YoVanna witnessed firsthand the enormous unmet need for reproductive health care in low- and middle-income countries when she studied abroad in Uruguay and then subsequently traveled for a year throughout Latin America. She recalls a “vivid conversation” with a close friend in Colombia who’d had an unplanned pregnancy. This friend lamented “what her life could have been if she had been able to decide whether and when to have children.” After graduating, YoVanna eagerly returned to the region as a Peace Corps volunteer in Panama.

“Solo traveling made me feel powerful! It gave me the courage to pursue all kinds of opportunities. The connections I made with people in the places I visited were what motivated my desire to help improve the quality of life for women in Latin America. It’s why I joined the Peace Corps, it’s why I pursued a graduate degree in Latin American studies, and it informs the work I do at Population Connection.”

From student to sage

In 2018, one of YoVanna’s women’s studies professors at North Carolina Agricultural and Technical State University (where she graduated with a degree in international studies) recommended that she apply to attend our annual Capitol Hill Days advocacy event. She joined us in DC and had a revelation while listening to the inspiring speakers and advocacy trainers that her voice, as a Black woman, mattered deeply.

She says, “I was so proud of myself that I lobbied my members of Congress. Lobbying had previously felt so impossible and like something only a white man in a suit who made lots of money could do.” This experience showed her how much of an impact she could have as a constituent, and that political engagement was something that she could — and should — participate in, too. Now, YoVanna loves working with students to develop their organizing and advocacy skills, believing that “we can really influence how someone’s political identity is developed.”

A highlight for YoVanna of her first tenure with us was helping to facilitate the Summer of HER organizing program. She says, “Summer of HER was incredible — it was such an exciting challenge to lead in that way and to help develop the programming and build relationships with Summer of HER leaders.”

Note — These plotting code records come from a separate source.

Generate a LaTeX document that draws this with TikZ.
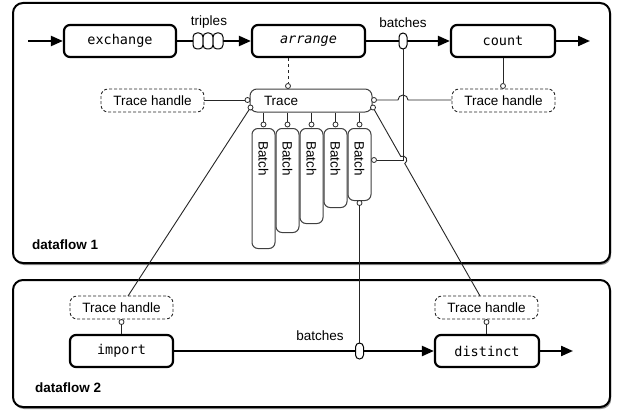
\documentclass[tikz,border=0pt]{standalone}
\usepackage{fontspec}
\setmainfont{Liberation Sans}
\setmonofont{DejaVu Sans Mono}
\usetikzlibrary{arrows.meta,shadows}
\begin{document}
\begin{tikzpicture}[x=1pt,y=1pt,
  txt/.style={font=\fontsize{13.5}{15}\selectfont, inner sep=0pt},
  bold/.style={font=\bfseries\fontsize{13.5}{15}\selectfont, inner sep=0pt, anchor=west},
  frame/.style={draw=black, line width=2pt, rounded corners=10pt, fill=white,
    drop shadow={shadow xshift=1.2pt, shadow yshift=-2pt, opacity=0.55, fill=black!80}},
  op/.style={draw, line width=2.2pt, rounded corners=6pt, minimum width=112pt, minimum height=32pt,
    font=\ttfamily\fontsize{13.5}{15}\selectfont, inner sep=0pt, fill=white},
  handle/.style={draw=black!85, dash pattern=on 3pt off 2pt, line width=0.9pt, rounded corners=7pt, minimum width=103pt,
    minimum height=23pt, font=\fontsize{13.5}{15}\selectfont, inner sep=0pt, fill=white},
  tracebox/.style={draw=black!75, line width=1pt, rounded corners=7pt, fill=white, inner sep=0pt},
  batchbox/.style={draw=black!75, line width=1pt, rounded corners=6pt, fill=white, minimum width=23pt,
    inner sep=0pt, anchor=north},
  port/.style={circle, draw=black!85, line width=0.8pt, fill=white, minimum size=5pt, inner sep=0pt},
  bead/.style={draw=black, line width=1pt, rounded corners=4pt, fill=white, minimum width=10pt,
    minimum height=16pt, inner sep=0pt},
  flow/.style={line width=2.2pt, -{Triangle[length=12pt,width=10pt]}},
  thinline/.style={draw=black!85, line width=0.9pt},
]
\useasboundingbox (0,0) rectangle (618,-412);
% frames
\draw[frame] (13,-3) rectangle (610,-263);
\draw[frame] (13,-280) rectangle (610,-407);
\node[bold] (df1) at (32,-245) {dataflow 1};
\node[bold] (df2) at (35,-388) {dataflow 2};

% operators
\node[op] (exchange) at (120,-41) {exchange};
\node[op, minimum width=113pt] (arrange) at (308.5,-41) {\itshape arrange};
\node[op, minimum width=104pt] (count) at (503,-41) {count};
\node[op, minimum width=103pt] (import) at (121.5,-351) {import};
\node[op, minimum width=104pt] (distinct) at (487,-351) {distinct};

\coordinate (in1) at (28,-41);
\coordinate (out1) at (590,-41);
\coordinate (out2) at (573,-351);

\draw[flow] (in1) -- (exchange);
\draw[flow] (exchange) -- (arrange);
\draw[flow] (arrange) -- (count);
\draw[flow] (count) -- (out1);
\draw[flow] (import) -- (distinct);
\draw[flow] (distinct) -- (out2);

% beads
\node[bead] (t1) at (198,-41) {};
\node[bead] (t2) at (208,-41) {};
\node[bead] (t3) at (218,-41) {};
\node[txt] (triplesl) at (209,-22) {triples};
\node[bead, minimum width=8pt] (b1) at (403,-41) {};
\node[txt] (batchesl1) at (403,-23) {batches};
\node[bead, minimum width=8pt] (b2) at (359.5,-351) {};
\node[txt] (batchesl2) at (320,-336) {batches};

% trace
\node[tracebox, minimum width=122pt, minimum height=23pt] (trace) at (311,-100.5) {};
\node[txt] (tracel) at (281,-100.5) {Trace};

% handles
\node[handle] (h1) at (152.5,-100.5) {Trace handle};
\node[handle] (h2) at (503.5,-100.5) {Trace handle};
\node[handle] (h3) at (121.5,-307.5) {Trace handle};
\node[handle] (h4) at (486.5,-307.5) {Trace handle};

% batches
\node[batchbox, minimum height=120pt] (bt1) at (263.5,-128) {};
\node[batchbox, minimum height=104pt] (bt2) at (287.5,-128) {};
\node[batchbox, minimum height=95pt] (bt3) at (311.5,-128) {};
\node[batchbox, minimum height=79pt] (bt4) at (335.5,-128) {};
\node[batchbox, minimum height=72pt] (bt5) at (359.5,-128) {};
\node[txt, rotate=-90] (btl1) at (263.5,-158.5) {Batch};
\node[txt, rotate=-90] (btl2) at (287.5,-158.5) {Batch};
\node[txt, rotate=-90] (btl3) at (311.5,-158.5) {Batch};
\node[txt, rotate=-90] (btl4) at (335.5,-158.5) {Batch};
\node[txt, rotate=-90] (btl5) at (359.5,-158.5) {Batch};

% ports
\node[port] (pa) at (288,-86) {};
\node[port] (pc) at (503,-86) {};
\node[port] (ptl1) at (247.5,-100) {};
\node[port] (ptl2) at (250.5,-107.5) {};
\node[port] (ptr1) at (374,-100) {};
\node[port] (ptr2) at (373,-107.5) {};
\node[port] (pb1) at (263.5,-124.5) {};
\node[port] (pb2) at (287.5,-124.5) {};
\node[port] (pb3) at (311.5,-124.5) {};
\node[port] (pb4) at (335.5,-124.5) {};
\node[port] (pb5) at (359.5,-124.5) {};
\node[port] (pb5r) at (374,-160) {};
\node[port] (pb5b) at (359.5,-203) {};
\node[port] (ph3) at (121.5,-322) {};
\node[port] (ph4) at (486.5,-322) {};

% connectors
\draw[thinline, dashed] (pa |- arrange.south) -- (pa.north);
\draw[thinline] (pc |- count.south) -- (pc.north);
\draw[thinline] (h1.east |- ptl1) -- (ptl1.west);
\coordinate (j1) at (398,-100);
\draw[thinline] (ptr1.east) -- (j1) arc[start angle=180, end angle=0, radius=5] -- (h2.west |- ptr1);
\foreach \i in {1,...,5} {
  \draw[thinline] (pb\i |- trace.south) -- (pb\i.north);
}
\coordinate (corner) at (403,-160);
\draw[thinline] (b1.south) -- (corner) -- (pb5r.east);
\draw[thinline] (pb5b.south) -- (b2.north);
\coordinate (jA) at (400.83,-156.52);
\coordinate (h4end) at (480,-296);
\coordinate (h3end) at (128,-296);
\draw[thinline] (ptr2) -- (jA) arc[start angle=119.6, end angle=-60.4, radius=4] -- (h4end);
\draw[thinline] (ptl2) -- (h3end);
\draw[thinline] (import.north) -- (ph3.south);
\draw[thinline] (ph4 |- distinct.north) -- (ph4.south);
\end{tikzpicture}
\end{document}
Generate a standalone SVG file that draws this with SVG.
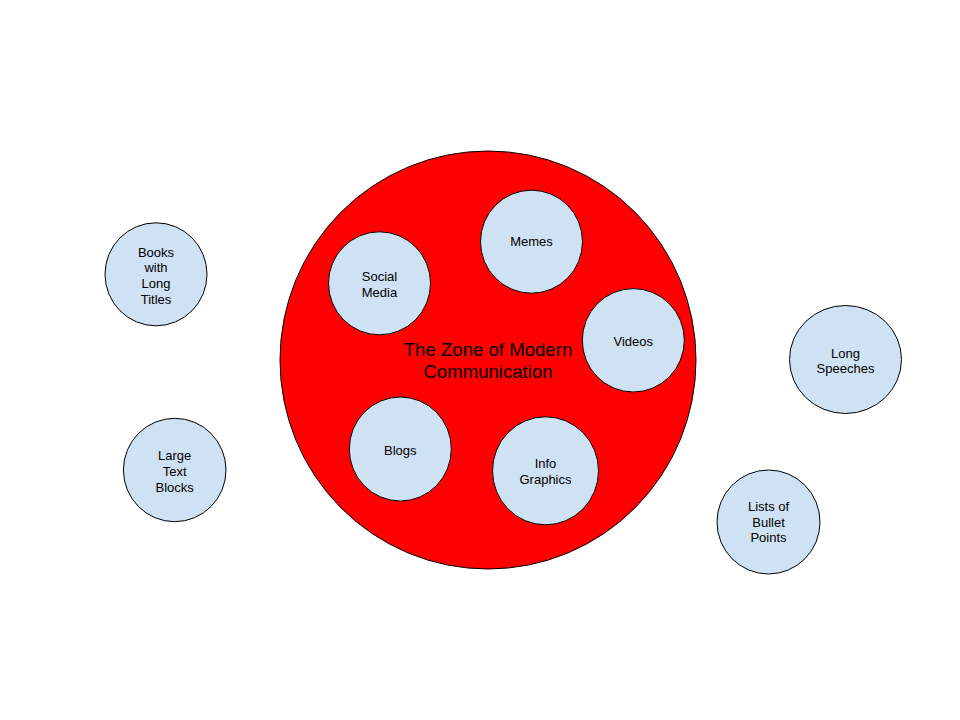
<svg xmlns="http://www.w3.org/2000/svg" width="960" height="720" viewBox="0 0 960 720">
<style>
.bub{fill:#cfe2f3;stroke:#000;stroke-width:1}
.zone{fill:#ff0000;stroke:#000;stroke-width:1}
text{font-family:"Liberation Sans",Arial,sans-serif;fill:#000;text-anchor:middle}
.s{font-size:13px}
.big{font-size:18.6px}
</style>
<rect width="960" height="720" fill="#fff"/>
<g id="zone">
<ellipse class="zone" cx="488" cy="360" rx="208" ry="209"/>
<text class="big" x="488" y="356">The Zone of Modern</text>
<text class="big" x="488" y="377.5">Communication</text>
</g>
<g id="connectors"/>
<g id="social-media">
<ellipse class="bub" cx="379.5" cy="283.3" rx="51" ry="51.5"/>
<text class="s" x="379.5" y="281">Social</text>
<text class="s" x="379.5" y="296.5">Media</text>
</g>
<g id="memes">
<ellipse class="bub" cx="531.5" cy="241.7" rx="51" ry="51.5"/>
<text class="s" x="531.5" y="246">Memes</text>
</g>
<g id="videos">
<ellipse class="bub" cx="633.3" cy="340.3" rx="51" ry="51.7"/>
<text class="s" x="633.3" y="345.5">Videos</text>
</g>
<g id="blogs">
<ellipse class="bub" cx="400.3" cy="449" rx="51" ry="52"/>
<text class="s" x="400.3" y="454.5">Blogs</text>
</g>
<g id="info-graphics">
<ellipse class="bub" cx="545.5" cy="470.8" rx="53" ry="54"/>
<text class="s" x="545.5" y="468.3">Info</text>
<text class="s" x="545.5" y="484">Graphics</text>
</g>
<g id="books">
<ellipse class="bub" cx="156" cy="274.3" rx="51" ry="51.5"/>
<text class="s" x="156" y="256.5">Books</text>
<text class="s" x="156" y="272.3">with</text>
<text class="s" x="156" y="288">Long</text>
<text class="s" x="156" y="303.5">Titles</text>
</g>
<g id="large-text-blocks">
<ellipse class="bub" cx="174.7" cy="470" rx="51.3" ry="51.7"/>
<text class="s" x="174.7" y="460">Large</text>
<text class="s" x="174.7" y="475.7">Text</text>
<text class="s" x="174.7" y="491.5">Blocks</text>
</g>
<g id="long-speeches">
<ellipse class="bub" cx="845.5" cy="359.5" rx="56" ry="54"/>
<text class="s" x="845.5" y="357.5">Long</text>
<text class="s" x="845.5" y="373">Speeches</text>
</g>
<g id="lists-of-bullet-points">
<ellipse class="bub" cx="768.5" cy="522" rx="51.5" ry="52"/>
<text class="s" x="768.5" y="510.7">Lists of</text>
<text class="s" x="768.5" y="526.5">Bullet</text>
<text class="s" x="768.5" y="542.3">Points</text>
</g>
</svg>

YoVanna is looking forward to being part of rolling out our 2024 #Fight4HER campaign from the early planning stages through to the general election. She’s eager to reconnect with old contacts and to form relationships with new volunteers in our six target districts. “I thrive most as an organizer in making one-on-one connections!”

We are grateful to have YoVanna as part of our team, and we look forward to all that she’ll contribute to Population Connection this year and beyond.